Supplied material:
╭──

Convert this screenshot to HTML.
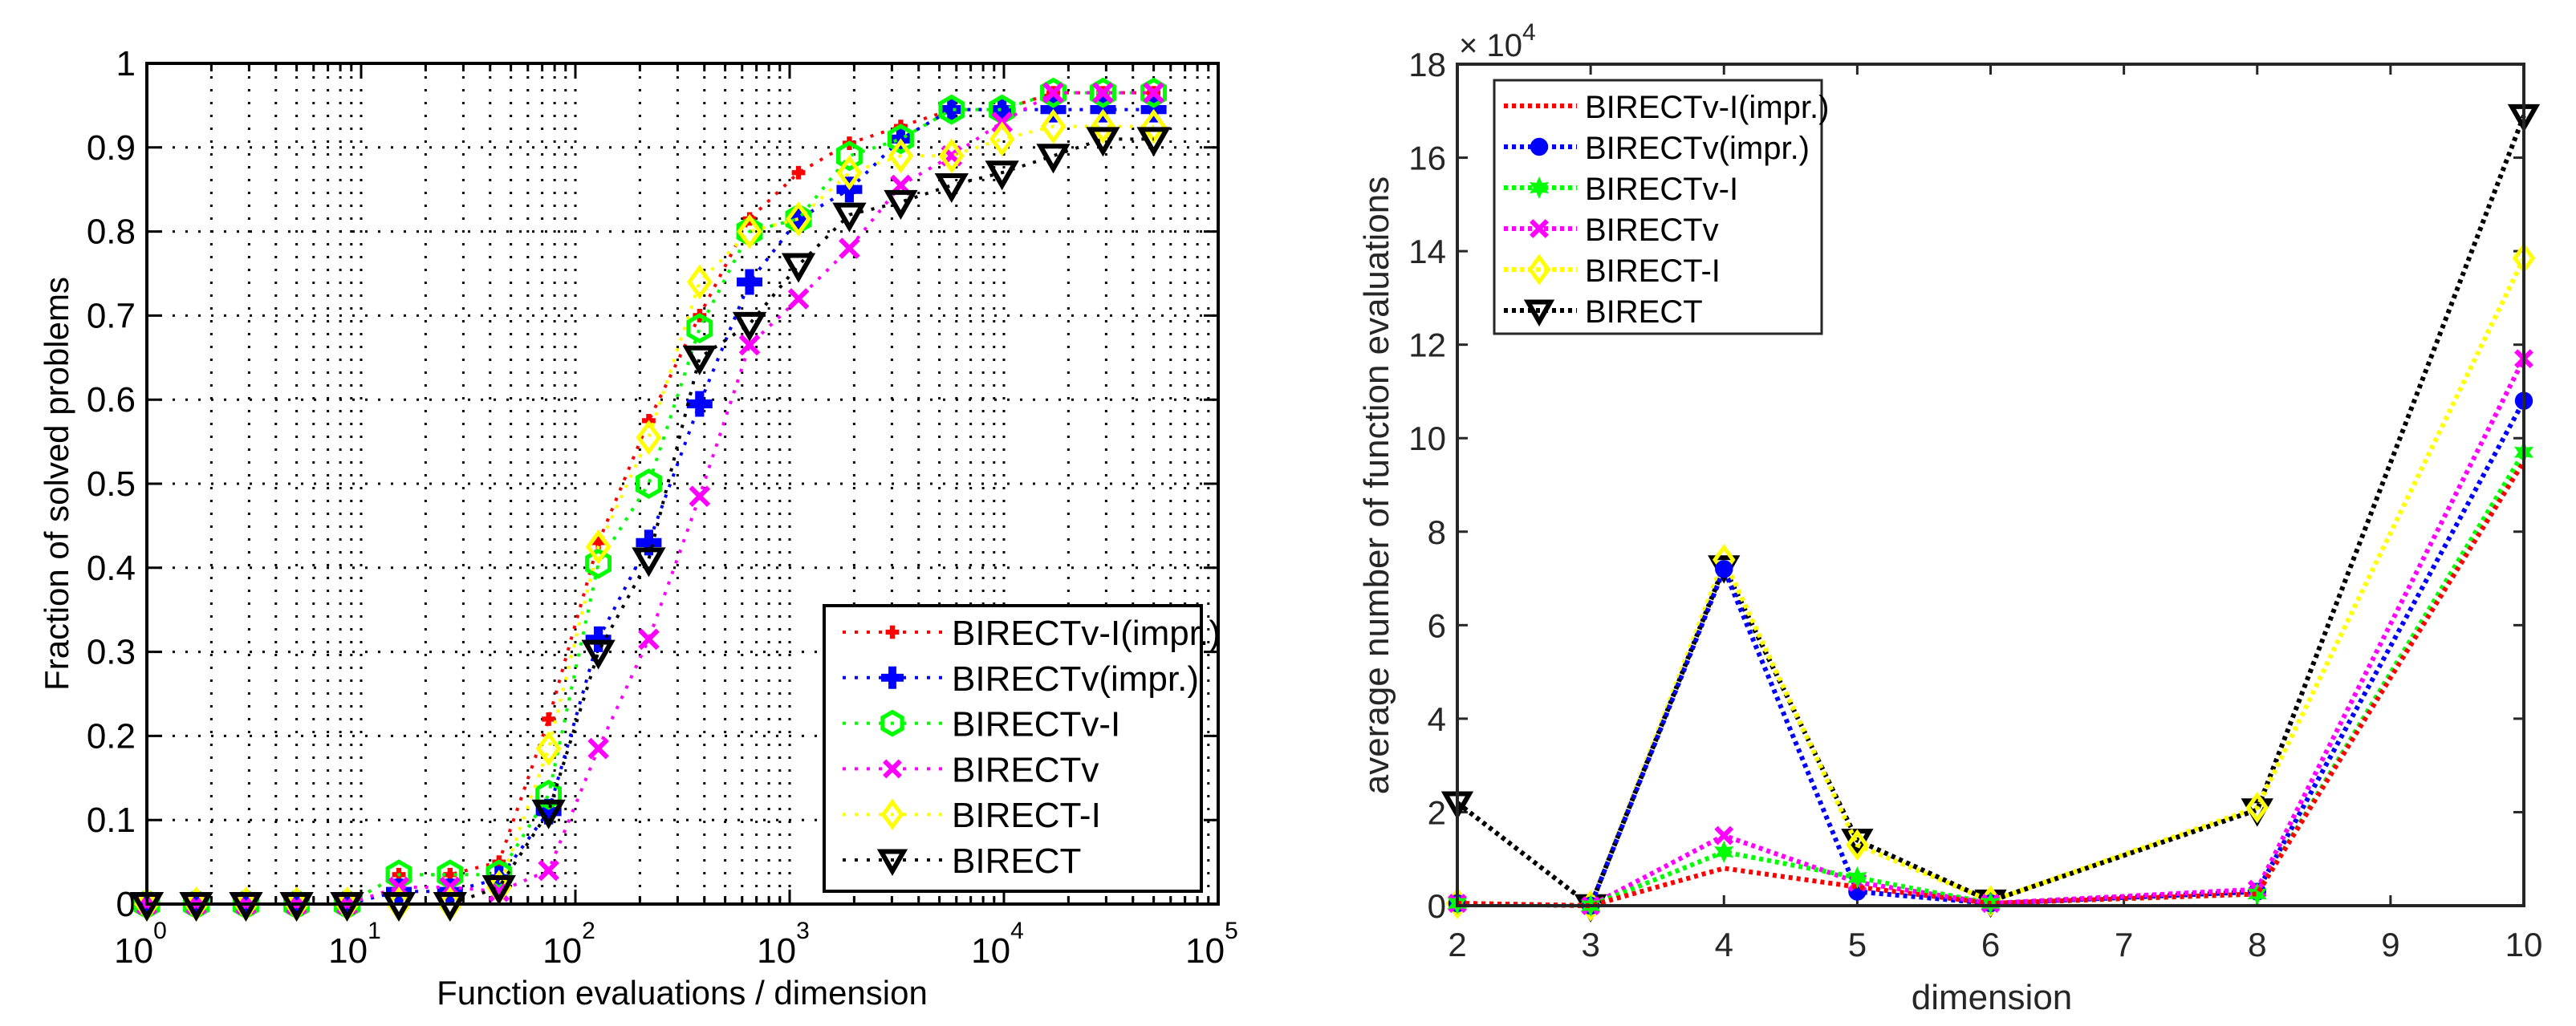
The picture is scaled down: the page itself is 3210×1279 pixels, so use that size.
<!DOCTYPE html>
<html><head><meta charset="utf-8"><style>
html,body{margin:0;padding:0;background:#fff;}
svg{display:block;}
text{font-family:"Liberation Sans",sans-serif;}
</style></head><body>
<svg id="fig" width="3210" height="1279" viewBox="0 0 3210 1279" xmlns="http://www.w3.org/2000/svg">
<g id="left"></g>
<g id="right"></g>
</svg>
<script>
// ---- Left chart data ----
const evals = [1,1.7,2.9,5,8.6,15,26,44,75,128,220,380,650,1100,1900,3300,5700,9800,17000,29000,50000];
const seriesNames = ["BIRECTv-I(impr.)","BIRECTv(impr.)","BIRECTv-I","BIRECTv","BIRECT-I","BIRECT"];
const fracRed = [0,0,0,0,0,0.035,0.035,0.05,0.22,0.43,0.575,0.70,0.815,0.87,0.905,0.925,0.945,0.945,0.965,0.965,0.965];
const fracBlue = [0,0,0,0,0,0.015,0.015,0.03,0.11,0.315,0.43,0.595,0.74,0.815,0.85,0.91,0.945,0.945,0.945,0.945,0.945];
const fracGreen = [0,0,0,0,0,0.035,0.035,0.035,0.13,0.405,0.50,0.685,0.80,0.815,0.89,0.91,0.945,0.945,0.965,0.965,0.965];
const fracMagenta = [0,0,0,0,0,0.02,0.02,0.015,0.04,0.185,0.315,0.485,0.665,0.72,0.78,0.855,0.89,0.93,0.965,0.965,0.965];
const fracYellow = [0,0,0,0,0,0,0,0.02,0.185,0.425,0.555,0.74,0.80,0.815,0.87,0.89,0.89,0.91,0.925,0.925,0.925];
const fracBlack = [0,0,0,0,0,0,0,0.02,0.11,0.30,0.41,0.65,0.69,0.76,0.82,0.835,0.855,0.87,0.89,0.91,0.91];
const yTicksLeft = [0,0.1,0.2,0.3,0.4,0.5,0.6,0.7,0.8,0.9,1];
const yTickLabelsLeft = ["0","0.1","0.2","0.3","0.4","0.5","0.6","0.7","0.8","0.9","1"];
const xDecades = [0,1,2,3,4,5];
// ---- Right chart data ----
const dims = [2,3,4,5,6,8,10];
const avgRed = [0.05,0,0.8,0.4,0.05,0.25,9.5];
const avgBlue = [0.05,0,7.2,0.3,0.05,0.3,10.8];
const avgGreen = [0.05,0,1.15,0.6,0.05,0.25,9.7];
const avgMagenta = [0.05,0,1.5,0.5,0.05,0.35,11.7];
const avgYellow = [0.05,0,7.4,1.3,0.1,2.1,13.85];
const avgBlack = [2.2,0,7.25,1.4,0.1,2.05,16.9];
const xTicksRight = [2,3,4,5,6,7,8,9,10];
const yTicksRight = [0,2,4,6,8,10,12,14,16,18];

const NS="http://www.w3.org/2000/svg";
function mk(parent,tag,attrs,text){const e=document.createElementNS(NS,tag);for(const k in attrs)e.setAttribute(k,attrs[k]);if(text!==undefined)e.textContent=text;parent.appendChild(e);return e;}
const colors=["#ff0000","#0000ff","#00ff00","#ff00ff","#ffff00","#000000"];
const markers=["plusSmall","plus","hex","x","diamond","tri"];

function marker(g,type,x,y,col,s){
  let e;
  if(type==="plusSmall"){e=mk(g,"path",{d:`M${x-s*0.6},${y}H${x+s*0.6}M${x},${y-s*0.6}V${y+s*0.6}`,stroke:col,"stroke-width":s*0.45,fill:"none"});}
  else if(type==="plus"){e=mk(g,"path",{d:`M${x-s},${y}H${x+s}M${x},${y-s}V${y+s}`,stroke:col,"stroke-width":s*0.7,fill:"none"});}
  else if(type==="hex"){const p=[];for(let i=0;i<6;i++){const a=Math.PI/3*i-Math.PI/2;p.push((x+s*Math.cos(a))+","+(y+s*Math.sin(a)));}
    const p2=[];for(let i=0;i<6;i++){const a=Math.PI/3*i+Math.PI/2;p2.push((x+s*Math.cos(a))+","+(y+s*Math.sin(a)));}
    e=mk(g,"g",{});mk(e,"polygon",{points:p.join(" "),fill:"none",stroke:col,"stroke-width":5});mk(e,"polygon",{points:p2.join(" "),fill:"none",stroke:col,"stroke-width":5});}
  else if(type==="x"){const d=s*0.7;e=mk(g,"path",{d:`M${x-d},${y-d}L${x+d},${y+d}M${x-d},${y+d}L${x+d},${y-d}`,stroke:col,"stroke-width":6,fill:"none"});}
  else if(type==="diamond"){e=mk(g,"polygon",{points:`${x},${y-s*1.1} ${x+s*0.8},${y} ${x},${y+s*1.1} ${x-s*0.8},${y}`,fill:"none",stroke:col,"stroke-width":5});}
  else if(type==="tri"){e=mk(g,"polygon",{points:`${x-s},${y-s*0.75} ${x+s},${y-s*0.75} ${x},${y+s}`,fill:"none",stroke:col,"stroke-width":6});}
  else if(type==="dot"){e=mk(g,"circle",{cx:x,cy:y,r:s*0.8,fill:col});}
  else if(type==="star"){const p=[];for(let i=0;i<12;i++){const r=i%2?s*0.5:s;const a=Math.PI/6*i-Math.PI/2;p.push((x+r*Math.cos(a))+","+(y+r*Math.sin(a)));}e=mk(g,"polygon",{points:p.join(" "),fill:col});}
  return e;
}

// ===== LEFT =====
(function(){
  const g=document.getElementById("left");
  const L=183,R=1518,T=79,B=1127;
  const xs=v=>L+(Math.log10(v))*(R-L)/5;
  const ys=v=>B-v*(B-T);
  const grid=mk(g,"g",{});
  
  
  for(let d=0;d<5;d++)for(let m=1;m<=9;m++){const v=Math.pow(10,d)*m;if(d===0&&m===1)continue;const x=xs(v);
    mk(grid,"line",{x1:x,y1:T,x2:x,y2:B,stroke:"#000","stroke-width":3,"stroke-dasharray":"3 13"});
    const tl=m===1?18:10;mk(grid,"line",{x1:x,y1:B,x2:x,y2:B-tl,stroke:"#000","stroke-width":3});mk(grid,"line",{x1:x,y1:T,x2:x,y2:T+tl,stroke:"#000","stroke-width":3});}
  yTicksLeft.forEach((v,i)=>{const y=ys(v);
    if(v>0&&v<1)mk(grid,"line",{x1:L,y1:y,x2:R,y2:y,stroke:"#000","stroke-width":3,"stroke-dasharray":"3 13"});
    mk(grid,"line",{x1:L,y1:y,x2:L+18,y2:y,stroke:"#000","stroke-width":3});mk(grid,"line",{x1:R,y1:y,x2:R-18,y2:y,stroke:"#000","stroke-width":3});
    const t=mk(g,"text",{x:L-14,y:y+15,"text-anchor":"end","font-size":44},yTickLabelsLeft[i]);
    
    
  });
  xDecades.forEach(d=>{const x=xs(Math.pow(10,d));
    const t=mk(g,"text",{x:x-8,y:1200,"text-anchor":"middle","font-size":44});
    
    
    mk(t,"tspan",{},"10");mk(t,"tspan",{dy:-30,"font-size":30},String(d));});
  const fr=[fracRed,fracBlue,fracGreen,fracMagenta,fracYellow,fracBlack];
  fr.forEach((arr,si)=>{const sg=mk(g,"g",{});
    
    
    mk(sg,"polyline",{points:arr.map((v,i)=>xs(evals[i])+","+ys(v)).join(" "),fill:"none",stroke:colors[si],"stroke-width":4,"stroke-dasharray":"4 10"});
    arr.forEach((v,i)=>{const m=marker(sg,markers[si],xs(evals[i]),ys(v),colors[si],si===0?14:16);
      
      });
  });
  mk(g,"rect",{x:L,y:T,width:R-L,height:B-T,fill:"none",stroke:"#000","stroke-width":4});
  const lg=mk(g,"g",{});
  
  
  mk(lg,"rect",{x:1027,y:755,width:470,height:356,fill:"#fff",stroke:"#000","stroke-width":4});
  seriesNames.forEach((n,i)=>{const y=788+i*56.8;const e=mk(lg,"g",{});
    
    
    mk(e,"line",{x1:1050,y1:y,x2:1177,y2:y,stroke:colors[i],"stroke-width":4,"stroke-dasharray":"4 11"});
    marker(e,markers[i],1112,y,colors[i],14);
    mk(e,"text",{x:1186,y:y+16,"font-size":44},n);});
  const yl=mk(g,"text",{x:0,y:0,transform:"translate(85,603) rotate(-90)","text-anchor":"middle","font-size":42},"Fraction of solved problems");
  
  
  const xl=mk(g,"text",{x:850,y:1252,"text-anchor":"middle","font-size":42},"Function evaluations / dimension");
  
  
})();

// ===== RIGHT =====
(function(){
  const g=document.getElementById("right");
  const L=1816,R=3145,T=80,B=1129;
  const xs=v=>L+(v-2)*(R-L)/8;
  const ys=v=>B-v*(B-T)/18;
  const C="#262626";
  xTicksRight.forEach(v=>{const x=xs(v);
    mk(g,"line",{x1:x,y1:B,x2:x,y2:B-13,stroke:C,"stroke-width":3});mk(g,"line",{x1:x,y1:T,x2:x,y2:T+13,stroke:C,"stroke-width":3});
    const t=mk(g,"text",{x:x,y:1192,"text-anchor":"middle","font-size":42,fill:C},String(v));
    
    });
  yTicksRight.forEach(v=>{const y=ys(v);
    mk(g,"line",{x1:L,y1:y,x2:L+13,y2:y,stroke:C,"stroke-width":3});mk(g,"line",{x1:R,y1:y,x2:R-13,y2:y,stroke:C,"stroke-width":3});
    const t=mk(g,"text",{x:L-14,y:y+15,"text-anchor":"end","font-size":42,fill:C},String(v));
    
    });
  const ex=mk(g,"text",{x:1818,y:70,"font-size":40,fill:C});
  
  
  mk(ex,"tspan",{},"\u00d7 10");mk(ex,"tspan",{dy:-20,"font-size":30},"4");
  const rm=["star6","dot","star","x","diamond","tri"];
  const av=[avgRed,avgBlue,avgGreen,avgMagenta,avgYellow,avgBlack];
  const drawOrder=[5,4,1,3,2,0];
  drawOrder.forEach(si=>{const arr=av[si];const sg=mk(g,"g",{});
    
    
    mk(sg,"polyline",{points:arr.map((v,i)=>xs(dims[i])+","+ys(v)).join(" "),fill:"none",stroke:colors[si],"stroke-width":6,"stroke-dasharray":"5 5"});
    arr.forEach((v,i)=>{if(si===0)return;const m=marker(sg,rm[si],xs(dims[i]),ys(v),colors[si],si===5?15:14);
      
      });
  });
  mk(g,"rect",{x:L,y:T,width:R-L,height:B-T,fill:"none",stroke:C,"stroke-width":4});
  const lg=mk(g,"g",{});
  
  
  mk(lg,"rect",{x:1862,y:100,width:408,height:316,fill:"#fff",stroke:C,"stroke-width":3});
  seriesNames.forEach((n,i)=>{const y=132+i*51;const e=mk(lg,"g",{});
    
    
    mk(e,"line",{x1:1874,y1:y,x2:1965,y2:y,stroke:colors[i],"stroke-width":6,"stroke-dasharray":"5 5"});
    if(i>0)marker(e,rm[i],1918,y,colors[i],14);
    mk(e,"text",{x:1975,y:y+15,"font-size":40,fill:"#000"},n);});
  const yl=mk(g,"text",{x:0,y:0,transform:"translate(1730,605) rotate(-90)","text-anchor":"middle","font-size":44,fill:C},"average number of function evaluations");
  
  
  const xl=mk(g,"text",{x:2482,y:1258,"text-anchor":"middle","font-size":44,fill:C},"dimension");
  
  
})();
</script>
</body></html>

╰──

Given exercise: Could the lines from the top of the material through the line with "const yTicksRight = [0,2,4,6,8,10,12,14,16,18];" be repeated exactly, pictures left out?

Task output:
Convert this screenshot to HTML.
The picture is scaled down: the page itself is 3210×1279 pixels, so use that size.
<!DOCTYPE html>
<html><head><meta charset="utf-8"><style>
html,body{margin:0;padding:0;background:#fff;}
svg{display:block;}
text{font-family:"Liberation Sans",sans-serif;}
</style></head><body>
<svg id="fig" width="3210" height="1279" viewBox="0 0 3210 1279" xmlns="http://www.w3.org/2000/svg">
<g id="left"></g>
<g id="right"></g>
</svg>
<script>
// ---- Left chart data ----
const evals = [1,1.7,2.9,5,8.6,15,26,44,75,128,220,380,650,1100,1900,3300,5700,9800,17000,29000,50000];
const seriesNames = ["BIRECTv-I(impr.)","BIRECTv(impr.)","BIRECTv-I","BIRECTv","BIRECT-I","BIRECT"];
const fracRed = [0,0,0,0,0,0.035,0.035,0.05,0.22,0.43,0.575,0.70,0.815,0.87,0.905,0.925,0.945,0.945,0.965,0.965,0.965];
const fracBlue = [0,0,0,0,0,0.015,0.015,0.03,0.11,0.315,0.43,0.595,0.74,0.815,0.85,0.91,0.945,0.945,0.945,0.945,0.945];
const fracGreen = [0,0,0,0,0,0.035,0.035,0.035,0.13,0.405,0.50,0.685,0.80,0.815,0.89,0.91,0.945,0.945,0.965,0.965,0.965];
const fracMagenta = [0,0,0,0,0,0.02,0.02,0.015,0.04,0.185,0.315,0.485,0.665,0.72,0.78,0.855,0.89,0.93,0.965,0.965,0.965];
const fracYellow = [0,0,0,0,0,0,0,0.02,0.185,0.425,0.555,0.74,0.80,0.815,0.87,0.89,0.89,0.91,0.925,0.925,0.925];
const fracBlack = [0,0,0,0,0,0,0,0.02,0.11,0.30,0.41,0.65,0.69,0.76,0.82,0.835,0.855,0.87,0.89,0.91,0.91];
const yTicksLeft = [0,0.1,0.2,0.3,0.4,0.5,0.6,0.7,0.8,0.9,1];
const yTickLabelsLeft = ["0","0.1","0.2","0.3","0.4","0.5","0.6","0.7","0.8","0.9","1"];
const xDecades = [0,1,2,3,4,5];
// ---- Right chart data ----
const dims = [2,3,4,5,6,8,10];
const avgRed = [0.05,0,0.8,0.4,0.05,0.25,9.5];
const avgBlue = [0.05,0,7.2,0.3,0.05,0.3,10.8];
const avgGreen = [0.05,0,1.15,0.6,0.05,0.25,9.7];
const avgMagenta = [0.05,0,1.5,0.5,0.05,0.35,11.7];
const avgYellow = [0.05,0,7.4,1.3,0.1,2.1,13.85];
const avgBlack = [2.2,0,7.25,1.4,0.1,2.05,16.9];
const xTicksRight = [2,3,4,5,6,7,8,9,10];
const yTicksRight = [0,2,4,6,8,10,12,14,16,18];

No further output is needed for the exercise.